Voters rejected — by a margin of 54 percent to 46 percent — Proposal A, a competing grassroots plan that would have further increased the benefits to residents. The prevailing version, Proposal B, which was earlier approved by Detroit’s City Council, came out ahead by a margin of 53 percent to 47 percent.
The new ordinance makes Detroit the first city in the nation with such a sweeping requirement, said Detroit Councilman Scott Benson, who worked on the community benefits agreement for more than a year with consultation from stakeholders.
“The city of Detroit is the tip of the spear when it comes to community benefits,” Benson said. “We are the only city to have a CBA that’s going to be enacted that’s structured this way. The only one in the country.”
Benson said the ordinance will become effective Jan. 1. After enacted, it must be in place for one year before any modifications could be made.
Both of the proposals sought guarantees that residents and contractors in Detroit would receive benefits from developers of major projects or those who seek certain tax subsidies. But the ordinances varied on enforcement, levels of investment and city involvement.
The battle over the benefits plan sharply divided voters in the city and prompted an aggressive campaign against Proposal A. Developers and unions came out against it, saying it would be a “jobs killer” that will drive away much-needed development in the city.
The community-led Proposal A would have required more enforcement and larger investments by developers. Unofficial results show 54 percent of voters turned it down.
Proposal B, meanwhile, will require developers to provide community benefits for projects worth at least $75 million or for those that would expand or renovate structures where a developer seeks city-owned land or tax breaks of at least $1 million.
The ordinance also set a higher financial threshold compared to Proposal A.
Under Proposal B, a neighborhood advisory council will be established for areas affected by development with appointments from the city’s planning director and in consultation with the council.
Developers also will not be required to enter into legally binding agreements with the neighborhood advisory groups, unlike Proposal A.
Benson on Wednesday said the regulations will guarantee a voice and place at the table for the community in the process of development.
“The people have spoken,” he said. “This gives us a road map now to ensure that community is at the table in large projects.”

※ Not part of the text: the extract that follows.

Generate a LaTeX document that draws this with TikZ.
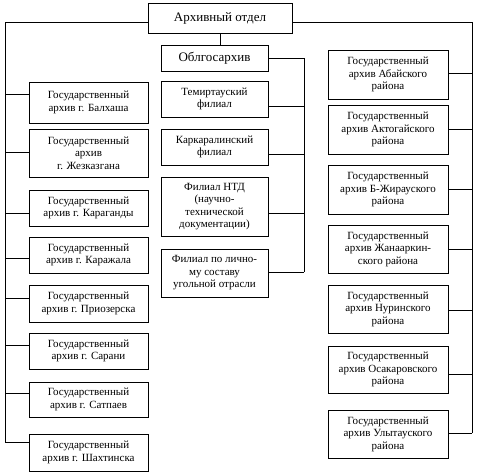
\documentclass[tikz,border=0pt]{standalone}
\usepackage{fontspec}
\setmainfont{Liberation Serif}
\usetikzlibrary{positioning}

\begin{document}
\begin{tikzpicture}[x=1pt,y=-1pt,
    box/.style={draw,line width=0.8pt,inner sep=0pt,align=center,
        font=\fontsize{11}{12.5}\selectfont},
    bigbox/.style={box,font=\fontsize{13}{15}\selectfont},
    link/.style={line width=0.8pt}]
\useasboundingbox (0,0) rectangle (477,475);

% Head box
\node[bigbox,minimum width=144,minimum height=30] (otdel) at (220,18) {Архивный отдел};

% Left column: city archives
\foreach \n/\y/\h/\yc/\txt in {
    bal/102.5/41/94/{Государственный\\архив г. Балхаша},
    zhez/153/48/152/{Государственный\\архив\\г. Жезказгана},
    karag/208/36/213/{Государственный\\архив г. Караганды},
    karazh/255/36/258/{Государственный\\архив г. Каражала},
    prioz/303.5/37/298/{Государственный\\архив г. Приозерска},
    saran/351/36/345/{Государственный\\архив г. Сарани},
    satp/399.5/35/393/{Государственный\\архив г. Сатпаев},
    shakh/452.5/37/442/{Государственный\\архив г. Шахтинска}}
{
    \node[box,minimum width=119,minimum height=\h] (\n) at (88.5,\y) {\txt};
    \coordinate (\n-c) at (5,\yc);
    \draw[link] (\n-c) -- (\n-c -| \n.west);
}

% Middle column: regional archive and branches
\node[bigbox,minimum width=107,minimum height=26] (oblg) at (214.5,58) {Облгосархив};
\coordinate (oblg-c) at (304,58);
\foreach \n/\y/\h/\yc/\txt in {
    temir/99/36/106/{Темиртауский\\филиал},
    karkar/147/36/154/{Каркаралинский\\филиал},
    ntd/206.5/59/213/{Филиал НТД\\(научно-\\технической\\документации)},
    lich/273/48/272/{Филиал по лично-\\му составу\\угольной отрасли}}
{
    \node[box,minimum width=107,minimum height=\h] (\n) at (214.5,\y) {\txt};
    \coordinate (\n-c) at (304,\yc);
    \draw[link] (\n-c) -- (\n-c -| \n.east);
}

% Right column: district archives
\foreach \n/\y/\h/\yc/\txt in {
    abai/74.5/49/73/{Государственный\\архив Абайского\\района},
    aktog/129.5/49/129/{Государственный\\архив Актогайского\\района},
    bzhir/189.5/49/189/{Государственный\\архив Б-Жирауского\\района},
    zhana/249/48/249/{Государственный\\архив Жанааркин-\\ского района},
    nura/309/48/310/{Государственный\\архив Нуринского\\района},
    osak/369.5/47/374/{Государственный\\архив Осакаровского\\района},
    ulyt/434/48/433/{Государственный\\архив Улытауского\\района}}
{
    \node[box,minimum width=120,minimum height=\h] (\n) at (388,\y) {\txt};
    \coordinate (\n-c) at (472,\yc);
    \draw[link] (\n-c) -- (\n-c -| \n.east);
}

% Buses
\coordinate (lt) at (5,22);
\coordinate (rt) at (472,22);
\draw[link] (otdel.west |- lt) -- (lt) -- (shakh-c);
\draw[link] (otdel.east |- rt) -- (rt) -- (ulyt-c);
\draw[link] (otdel.south) -- (otdel.south |- oblg.north);
\draw[link] (oblg.east) -- (oblg-c) -- (lich-c);
\end{tikzpicture}
\end{document}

But those who’ve supported the community-led plan argued the council-approved version undermines its effort and represents “business as usual” in the city.
“Today has turned out to be a sad day. I am almost speechless,” said Angy Webb, a member of the block club association group, Revive Detroit, who helped gather petition signatures in favor of the community plan.
Webb on Wednesday said she’s worried not enough projects will meet the threshold in the ordinance as well as who will be appointed by the city to negotiate deals.
“It’s up in the air,” she said. “It’s very questionable to me as to how they will select these people.”
Benson on Wednesday stressed the council will continue to seek out protections for city communities impacted by smaller-scale projects that don’t fall under the ordinance.
“This council has shown it’s committed to community benefits even without an ordinance,” he said.
Benson added the law wasn’t expected to apply broadly to all projects, rather to be focused and thoughtful.
“Admittedly, we’re not going to get a whole lot of deals with that threshold, and that’s why you do it at that threshold. You can’t do this every month,” he said. “This needs to be done in a very prescriptive manner and it needs to be done with a lot of thought and preparation. So this gives us that opportunity.”